The long and winding road

Posted on 09/03/2010

ESPN's Ben Kay and Nick Mullins will be guiding you through this season's Aviva Premiership © Getty Images

ESPN's Nick Mullins brings us his first Premiership Postcard ahead of the season openers

The obvious - and occasionally not so obvious - signs that a new season’s almost with us have been steadily increasing as the summer’s drawn on. The first tremors began to appear in my laptop inbox as June turned to July. At the moment there are 408 saved messages, 407 of which have the word “rugby” somewhere in their title.

They include a vast swathe from Premiership Rugby and individual clubs, making sure we don’t miss announcements of new signings, sad farewells, press days and how much a season ticket in the Booth Street car park next to Edgeley Park will set you back.
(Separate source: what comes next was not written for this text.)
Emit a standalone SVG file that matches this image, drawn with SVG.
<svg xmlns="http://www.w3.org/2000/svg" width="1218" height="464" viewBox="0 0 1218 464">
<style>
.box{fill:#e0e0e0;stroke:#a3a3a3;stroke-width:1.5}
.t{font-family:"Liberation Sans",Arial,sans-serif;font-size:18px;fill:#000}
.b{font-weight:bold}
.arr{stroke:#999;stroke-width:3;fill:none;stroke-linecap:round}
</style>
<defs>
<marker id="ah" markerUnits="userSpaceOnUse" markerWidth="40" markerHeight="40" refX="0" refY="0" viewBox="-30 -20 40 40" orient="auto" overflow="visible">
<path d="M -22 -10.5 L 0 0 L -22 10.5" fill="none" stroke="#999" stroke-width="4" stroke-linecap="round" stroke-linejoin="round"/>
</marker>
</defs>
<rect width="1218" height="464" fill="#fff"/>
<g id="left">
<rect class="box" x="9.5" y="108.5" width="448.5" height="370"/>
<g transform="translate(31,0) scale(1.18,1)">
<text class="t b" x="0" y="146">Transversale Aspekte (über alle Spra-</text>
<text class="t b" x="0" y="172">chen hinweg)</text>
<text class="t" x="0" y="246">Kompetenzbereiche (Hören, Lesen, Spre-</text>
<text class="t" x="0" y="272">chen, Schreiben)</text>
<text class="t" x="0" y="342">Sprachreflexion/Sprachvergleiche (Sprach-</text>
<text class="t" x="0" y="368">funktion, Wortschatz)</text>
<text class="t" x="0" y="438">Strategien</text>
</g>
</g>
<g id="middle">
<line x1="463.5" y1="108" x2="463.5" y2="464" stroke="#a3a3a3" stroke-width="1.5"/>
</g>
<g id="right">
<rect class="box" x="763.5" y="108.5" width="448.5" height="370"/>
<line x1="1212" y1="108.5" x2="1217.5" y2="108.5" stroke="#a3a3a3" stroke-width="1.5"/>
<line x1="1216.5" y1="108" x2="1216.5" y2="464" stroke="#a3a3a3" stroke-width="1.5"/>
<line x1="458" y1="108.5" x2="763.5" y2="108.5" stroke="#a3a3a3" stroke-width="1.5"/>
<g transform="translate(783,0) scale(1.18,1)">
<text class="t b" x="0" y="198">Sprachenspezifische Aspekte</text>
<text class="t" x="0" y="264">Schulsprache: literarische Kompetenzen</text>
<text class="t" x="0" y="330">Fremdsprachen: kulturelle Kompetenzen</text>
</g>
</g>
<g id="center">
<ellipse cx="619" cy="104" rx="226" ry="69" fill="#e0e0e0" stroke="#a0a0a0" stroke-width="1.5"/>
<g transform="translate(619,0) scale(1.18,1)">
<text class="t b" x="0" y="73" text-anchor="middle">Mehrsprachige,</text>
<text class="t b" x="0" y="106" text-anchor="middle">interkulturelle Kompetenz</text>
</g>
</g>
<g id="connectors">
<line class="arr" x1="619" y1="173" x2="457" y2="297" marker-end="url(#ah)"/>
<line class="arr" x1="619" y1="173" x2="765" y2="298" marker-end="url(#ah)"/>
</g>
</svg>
You can always rely on Dave Swanton - Sale’s press guru - to lighten the gloom. It’s £100 by the way. Good value.

And then there have been the ones from ESPN. Whilst everyone involved is as chuffed as an American with a lifetime’s supply of hot-dogs to be covering the Aviva Premiership, the enormity of the challenge - broadcasting 43 live matches from around the grounds when last season you didn’t do any - has been slowly sinking in.

I’ve had my own, personal, finely-tuned pre-season routine. It didn’t start too well. I fear suggesting the Blue Anchor beside Hammersmith Bridge for the first meeting with new producer David didn’t send a particularly business-like signal. I made sure when I shook hands with our new director Steve for the first time it was at least beside a rugby pitch. Much more professional.
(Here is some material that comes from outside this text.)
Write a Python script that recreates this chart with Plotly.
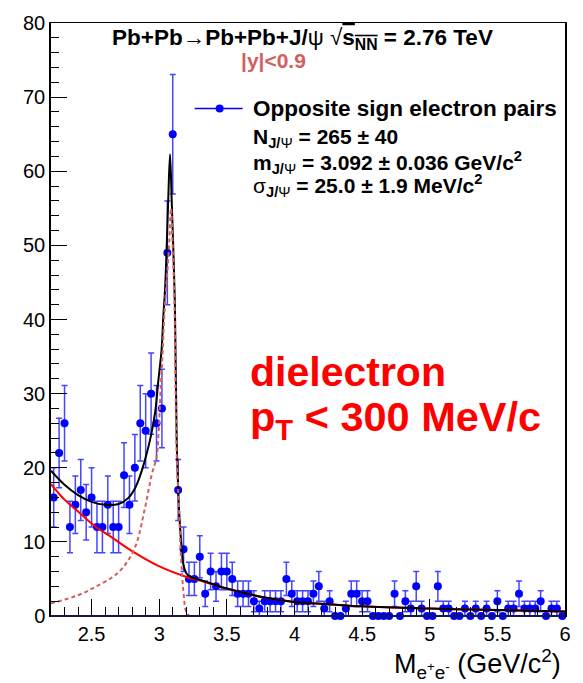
import numpy as np
import plotly.graph_objects as go

# ---------------- data ----------------
mass = [2.22, 2.26, 2.30, 2.34, 2.38, 2.42, 2.46, 2.50, 2.54, 2.58,
        2.62, 2.66, 2.70, 2.74, 2.78, 2.82, 2.86, 2.90, 2.94, 2.98,
        3.02, 3.06, 3.10, 3.14, 3.18, 3.22, 3.26, 3.30, 3.34, 3.38,
        3.42, 3.46, 3.50, 3.54, 3.58, 3.62, 3.66, 3.70, 3.74, 3.78,
        3.82, 3.86, 3.90, 3.94, 3.98, 4.02, 4.06, 4.10, 4.14, 4.18,
        4.22, 4.26, 4.30, 4.34, 4.38, 4.42, 4.46, 4.50, 4.54, 4.58,
        4.62, 4.66, 4.70, 4.74, 4.78, 4.82, 4.86, 4.90, 4.94, 4.98,
        5.02, 5.06, 5.10, 5.14, 5.18, 5.22, 5.26, 5.30, 5.34, 5.38,
        5.42, 5.46, 5.50, 5.54, 5.58, 5.62, 5.66, 5.70, 5.74, 5.78,
        5.82, 5.86, 5.90, 5.94, 5.98]
counts = [16, 22, 26, 12, 15, 17, 14, 16, 12, 12,
          15, 12, 12, 19, 15, 20, 26, 25, 30, 26,
          28, 49, 65, 17, 9, 5, 5, 8, 3, 6,
          4, 6, 6, 5, 3, 3, 3, 2, 1, 2,
          2, 2, 2, 5, 3, 2, 2, 2, 3, 4,
          1, 2, 0, 0, 1, 3, 3, 2, 2, 0,
          0, 0, 0, 3, 0, 2, 1, 4, 1, 0,
          0, 4, 1, 1, 0, 0, 1, 0, 1, 0,
          1, 0, 2, 0, 1, 1, 3, 1, 1, 1,
          2, 0, 1, 1, 0]
count_err = np.sqrt(np.array(counts, dtype=float))

# fitted curves
total_x = [2.20, 2.30, 2.40, 2.50, 2.60, 2.70, 2.77, 2.82, 2.86, 2.90,
           2.94, 2.97, 2.995, 3.018, 3.03, 3.043, 3.055, 3.067, 3.08, 3.092,
           3.104, 3.116, 3.129, 3.141, 3.153, 3.166, 3.178, 3.203, 3.24, 3.30,
           3.50, 3.75, 4.00, 4.25, 4.50, 5.00, 5.50, 6.00]
total_y = [19.6, 17.7, 16.3, 15.4, 15.0, 15.1, 15.9, 17.2, 19.0, 21.4,
           24.4, 27.5, 32.0, 36.0, 40.3, 44.0, 49.6, 56.3, 62.3, 56.3,
           49.6, 42.0, 24.0, 16.8, 12.3, 9.2, 7.0, 5.7, 5.2, 4.9,
           3.7, 2.6, 1.9, 1.6, 1.3, 1.0, 0.8, 0.6]

signal_x = [2.20, 2.40, 2.525, 2.65, 2.73, 2.82, 2.895, 2.944, 2.981, 2.993,
            3.013, 3.026, 3.037, 3.05, 3.072, 3.087, 3.100, 3.111, 3.129, 3.146,
            3.161, 3.178, 3.203, 3.23]
signal_y = [1.7, 2.8, 3.9, 5.2, 6.5, 9.2, 14.6, 19.0, 21.5, 24.0,
            31.4, 35.9, 40.3, 44.0, 49.6, 55.0, 49.6, 44.0, 22.0, 14.6,
            7.9, 3.5, 0.4, 0.0]

bg_x = [2.20, 2.30, 2.40, 2.525, 2.65, 2.77, 2.99, 3.215, 3.30, 3.50,
        3.75, 4.00, 4.25, 4.50, 5.00, 5.50, 6.00]
bg_y = [17.8, 15.7, 14.1, 12.1, 10.6, 9.1, 6.8, 5.2, 4.8, 3.7,
        2.6, 1.9, 1.6, 1.3, 1.0, 0.8, 0.6]

x_ticks = [2.5, 3.0, 3.5, 4.0, 4.5, 5.0, 5.5, 6.0]
x_ticktext = ["2.5", "3", "3.5", "4", "4.5", "5", "5.5", "6"]
y_ticks = [0, 10, 20, 30, 40, 50, 60, 70, 80]

# ---------------- layout helpers ----------------
W, H = 583, 683
L, R, T, B = 51, 17, 15, 67
PW, PH = W - L - R, H - T - B


def px(x):
    return (x - L) / PW


def py(y):
    return (H - B - y) / PH


FONT = "Liberation Sans, Arial, Helvetica, sans-serif"

fig = go.Figure()

fig.add_trace(go.Scatter(
    x=mass, y=counts, mode="markers",
    marker=dict(color="#0000ff", size=8, line=dict(width=0)),
    error_y=dict(type="data", array=count_err, visible=True,
                 color="#4646ff", thickness=1.5, width=3),
    cliponaxis=False, showlegend=False))

fig.add_trace(go.Scatter(x=bg_x, y=bg_y, mode="lines",
                         line=dict(color="#ff0000", width=2, shape="spline"),
                         showlegend=False))
fig.add_trace(go.Scatter(x=total_x, y=total_y, mode="lines",
                         line=dict(color="#000000", width=2, shape="spline"),
                         showlegend=False))
fig.add_trace(go.Scatter(x=signal_x, y=signal_y, mode="lines",
                         line=dict(color="#d45f5f", width=2, dash="4px,3px",
                                   shape="spline"),
                         showlegend=False))

annotations = []


def ann(text, x, y, size, color="black", xanchor="left", yanchor="middle"):
    annotations.append(dict(text=text, x=px(x), y=py(y), xref="paper", yref="paper",
                            xanchor=xanchor, yanchor=yanchor, showarrow=False,
                            font=dict(family=FONT, size=size, color=color)))


ann("<b>Pb+Pb→Pb+Pb+J/</b>ψ √<b><span style='text-decoration:overline'>s<sub>NN</sub></span> = 2.76 TeV</b>",
    303, 31, 22.5, xanchor="center")
ann("<b>|y|<0.9</b>", 274, 53, 21, color="#d45f5f", xanchor="center")
ann("<b>Opposite sign electron pairs</b>", 251, 102, 22.5)
ann("<b>N<sub>J/</sub></b><sub>Ψ</sub><b> = 265 ± 40</b>", 251, 132, 21)
ann("<b>m<sub>J/</sub></b><sub>Ψ</sub><b> = 3.092 ± 0.036 GeV/c<sup>2</sup></b>", 251, 156, 21)
ann("σ<b><sub>J/</sub></b><sub>Ψ</sub><b> = 25.0 ± 1.9 MeV/c<sup>2</sup></b>", 251, 180, 21)
ann("<b>dielectron</b>", 248, 369, 41, color="#ff0000")
ann("<b>p<sub>T</sub> < 300 MeV/c</b>", 248, 417, 41.5, color="#ff0000")
ann("M<sub>e<sup>+</sup>e<sup>-</sup></sub> (GeV/c<sup>2</sup>)", 564, 665, 27,
    xanchor="right")

shapes = [
    # legend glyph
    dict(type="line", xref="paper", yref="paper", x0=px(195), x1=px(243),
         y0=py(101.7), y1=py(101.7), line=dict(color="#0000ff", width=1.5)),
    dict(type="circle", xref="paper", yref="paper", x0=px(216), x1=px(224),
         y0=py(97.7), y1=py(105.7), fillcolor="#0000ff", line=dict(width=0)),
    # bottom axis line
    dict(type="line", xref="paper", yref="paper", x0=0, x1=1, y0=0, y1=0,
         line=dict(color="#161650", width=2)),
]

fig.update_layout(
    width=W, height=H,
    margin=dict(l=L, r=R, t=T, b=B, pad=0),
    paper_bgcolor="white", plot_bgcolor="white",
    font=dict(family=FONT, size=20, color="black"),
    annotations=annotations, shapes=shapes,
    showlegend=False,
)
fig.update_xaxes(range=[2.2, 6.0], tickvals=x_ticks, ticktext=x_ticktext,
                 ticks="inside", ticklen=17, tickwidth=1.2, tickcolor="black",
                 minor=dict(dtick=0.1, tick0=2.5, ticks="inside", ticklen=9,
                            tickwidth=1.2, tickcolor="black"),
                 showline=True, linecolor="black", linewidth=1, mirror=True,
                 showgrid=False, zeroline=False,
                 tickfont=dict(family=FONT, size=20, color="black"))
fig.update_yaxes(range=[0, 80], tickvals=y_ticks,
                 ticks="inside", ticklen=16, tickwidth=1.2, tickcolor="black",
                 minor=dict(dtick=2, tick0=0, ticks="inside", ticklen=8,
                            tickwidth=1.2, tickcolor="black"),
                 showline=True, linecolor="black", linewidth=1.5, mirror=True,
                 showgrid=False, zeroline=False,
                 tickfont=dict(family=FONT, size=20, color="black"))

fig.write_html("out.html")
We were watching Harlequins train at their impressive new base at the Surrey Sports Park. It’s nowhere near as convenient to get to as the ramshackle old place off the A3 in Roehampton, but at least there’s no danger of contracting woodworm anymore.

The highlight of a full-on session was Nick Easter being clobbered by Joe Marler. Poor old Nick was on licorice stick legs as he struggled to remember whether he was in Guildford or Godalming.

It helps to see the teams I’ll be commentating on in the week leading up to the match. It used to be a logistical problem when it was say Ireland and Italy in the Six Nations, but I’m already finding there aren’t enough days in the week when you’ve got four clubs to get around.

You often rely on the coach’s good nature to let you into sessions that are normally closed. Reveal any state secrets though and it’s the last session you’ll go to.

It’s worth the effort. This week I’ve learnt how quiet a Wasps photo-shoot is without Cipriani and Sackey, how the latter raced Tom Voyce in his new Ferrari down to Toulon and why Toby Booth dips old Irish training balls into buckets of water.

The big concern - what with all the extra miles criss-crossing the country over the next few weeks - is whether the lease car company will let me go over their 36,000 limit before I hand it back in November. I think the contract’s somewhere in my saved box. It’ll be the one without “rugby” at the top.